Friday, November 03, 2006

IRAQ HAD A NUCLEAR WEAPONS PROGRAM

That's the point that the NY Times buries in the linked article. When we went into Iraq, partly on the basis of Iraq's imminent threat due to its WMD program, Saddam was actively seeking the Bomb and may have been ONLY ONE YEAR AWAY at the time of the 2003 invasion by the U.S.

The Times' article is about the Iraqi National Document Portal website that the US government set up to display documents retrieved from Iraq after the 2003 invasion, and the decision to take down the website temporarily.

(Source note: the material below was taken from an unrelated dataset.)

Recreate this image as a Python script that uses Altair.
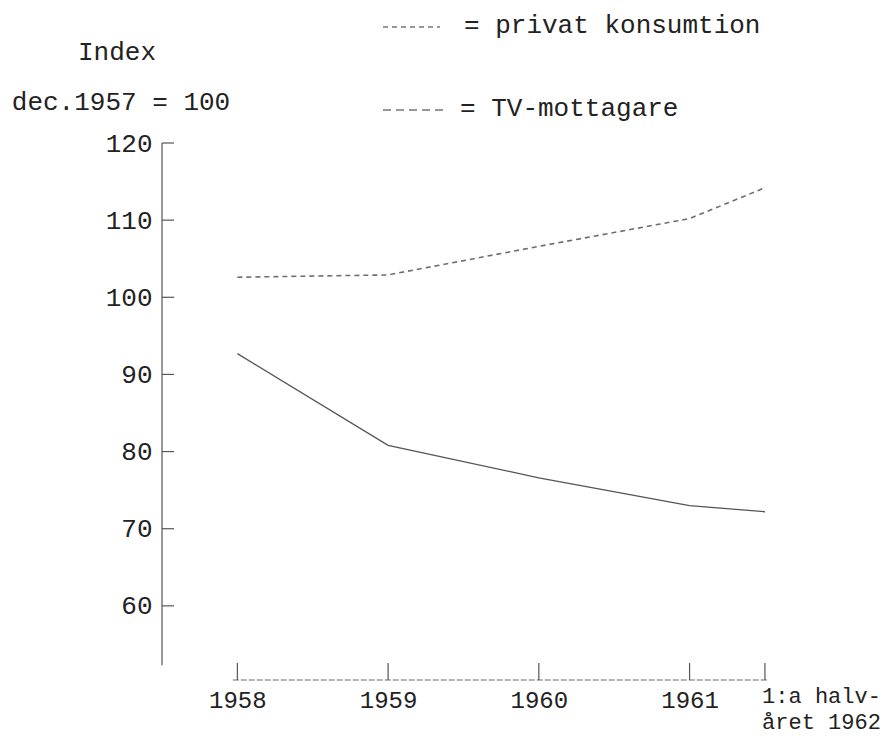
import altair as alt
import pandas as pd

# ---- data ----
years = [1958, 1959, 1960, 1961, 1961.5]
year_labels = ["1958", "1959", "1960", "1961", "1:a halvåret 1962"]
privat_konsumtion = [102.6, 102.9, 106.6, 110.2, 114.2]
tv_mottagare = [92.7, 80.8, 76.6, 73.0, 72.2]
y_ticks = [60, 70, 80, 90, 100, 110, 120]
x_ticks = [1958, 1959, 1960, 1961]

W, H = 618, 540
FONT = "Liberation Mono"
INK = "#222222"

xscale = alt.Scale(domain=[1957.5, 1961.6], nice=False, zero=False)
yscale = alt.Scale(domain=[50, 120], nice=False, zero=False)

df_p = pd.DataFrame({"x": years, "y": privat_konsumtion})
df_t = pd.DataFrame({"x": years, "y": tv_mottagare})

xaxis = alt.Axis(values=x_ticks, format="d", domain=False, ticks=False, grid=False,
                 labelFont=FONT, labelFontSize=24, labelColor=INK, labelPadding=5,
                 title=None)
yaxis = alt.Axis(values=y_ticks, domain=False, ticks=False, grid=False,
                 labelFont=FONT, labelFontSize=26, labelColor=INK, labelPadding=10,
                 title=None)

line_p = alt.Chart(df_p).mark_line(color="#6e6e6e", strokeWidth=1.6, strokeDash=[5, 4]).encode(
    x=alt.X("x:Q", scale=xscale, axis=xaxis),
    y=alt.Y("y:Q", scale=yscale, axis=yaxis),
)
line_t = alt.Chart(df_t).mark_line(color="#555555", strokeWidth=1.3).encode(
    x=alt.X("x:Q", scale=xscale),
    y=alt.Y("y:Q", scale=yscale),
)

# axis lines and inward ticks
yline = alt.Chart(pd.DataFrame({"y": [120], "y2": [52.3]})).mark_rule(color="#555", strokeWidth=1.2).encode(
    x=alt.value(0), y=alt.Y("y:Q", scale=yscale), y2="y2:Q")
yt = alt.Chart(pd.DataFrame({"v": y_ticks})).mark_rule(color="#555", strokeWidth=1.2).encode(
    x=alt.value(0), x2=alt.value(12), y=alt.Y("v:Q", scale=yscale))
xline = alt.Chart(pd.DataFrame({"x": [1957.97], "x2": [1961.52]})).mark_rule(
    color="#666", strokeWidth=1.2, strokeDash=[6, 2]).encode(
    x=alt.X("x:Q", scale=xscale), x2="x2:Q", y=alt.value(H - 3))
xt = alt.Chart(pd.DataFrame({"v": years})).mark_rule(color="#555", strokeWidth=1.2).encode(
    x=alt.X("v:Q", scale=xscale), y=alt.value(H - 20), y2=alt.value(H - 3))

last_label = alt.Chart(pd.DataFrame({"x": [years[-1]], "t": [["1:a halv-", "året 1962"]]})).mark_text(
    font=FONT, fontSize=22, color=INK, align="right", baseline="top", dx=116, dy=3, lineHeight=26
).encode(x=alt.X("x:Q", scale=xscale), y=alt.value(H), text="t")

one = pd.DataFrame({"a": [0]})

def txt(s, x, y, align="left", size=26):
    return alt.Chart(one).mark_text(text=s, font=FONT, fontSize=size, color=INK,
                                    align=align, baseline="middle").encode(
        x=alt.value(x), y=alt.value(y))

title1 = txt("Index", -45, -91, "center", 26)
title2 = txt("dec.1957 = 100", -41, -41, "center", 26)
leg1_line = alt.Chart(one).mark_rule(color="#777", strokeWidth=1.4, strokeDash=[5, 4]).encode(
    x=alt.value(221), x2=alt.value(278), y=alt.value(-116))
leg1_txt = txt("= privat konsumtion", 302, -118)
leg2_line = alt.Chart(one).mark_rule(color="#777", strokeWidth=1.4, strokeDash=[8, 5]).encode(
    x=alt.value(221), x2=alt.value(283), y=alt.value(-33))
leg2_txt = txt("= TV-mottagare", 298, -35)

chart = alt.layer(
    line_p, line_t, yline, yt, xline, xt, last_label,
    title1, title2, leg1_line, leg1_txt, leg2_line, leg2_txt,
).properties(
    width=W, height=H,
    autosize=alt.AutoSizeParams(type="none"),
    padding={"left": 154, "top": 135, "right": 105, "bottom": 52},
    background="white",
).configure_view(stroke=None)

chart.save("out.html", embed_options={"renderer": "svg", "actions": False})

The spin by the Times is that the website contained unedited documents that gave more information about how to build a nuclear bomb than were available anywhere else on the Web. If so, that's a glaring error and heads should roll. The Monk suspects that nuclear madman states like NoKor and Iran had better information from the AQ Khan network anyway.

But the point the Times glides over is simple: IRAQ WAS CLOSE TO OBTAINING THE BOMB WHEN THE U.S. INVADED. From the horse's pen:

Among the dozens of documents in English were Iraqi reports written in the 1990s and in 2002 for United Nations inspectors in charge of making sure Iraq had abandoned its unconventional arms programs after the Persian Gulf war. Experts say that at the time, Mr. Hussein’s scientists were on the verge of building an atom bomb, as little as a year away.

So much for the CIA's no-WMD analysis.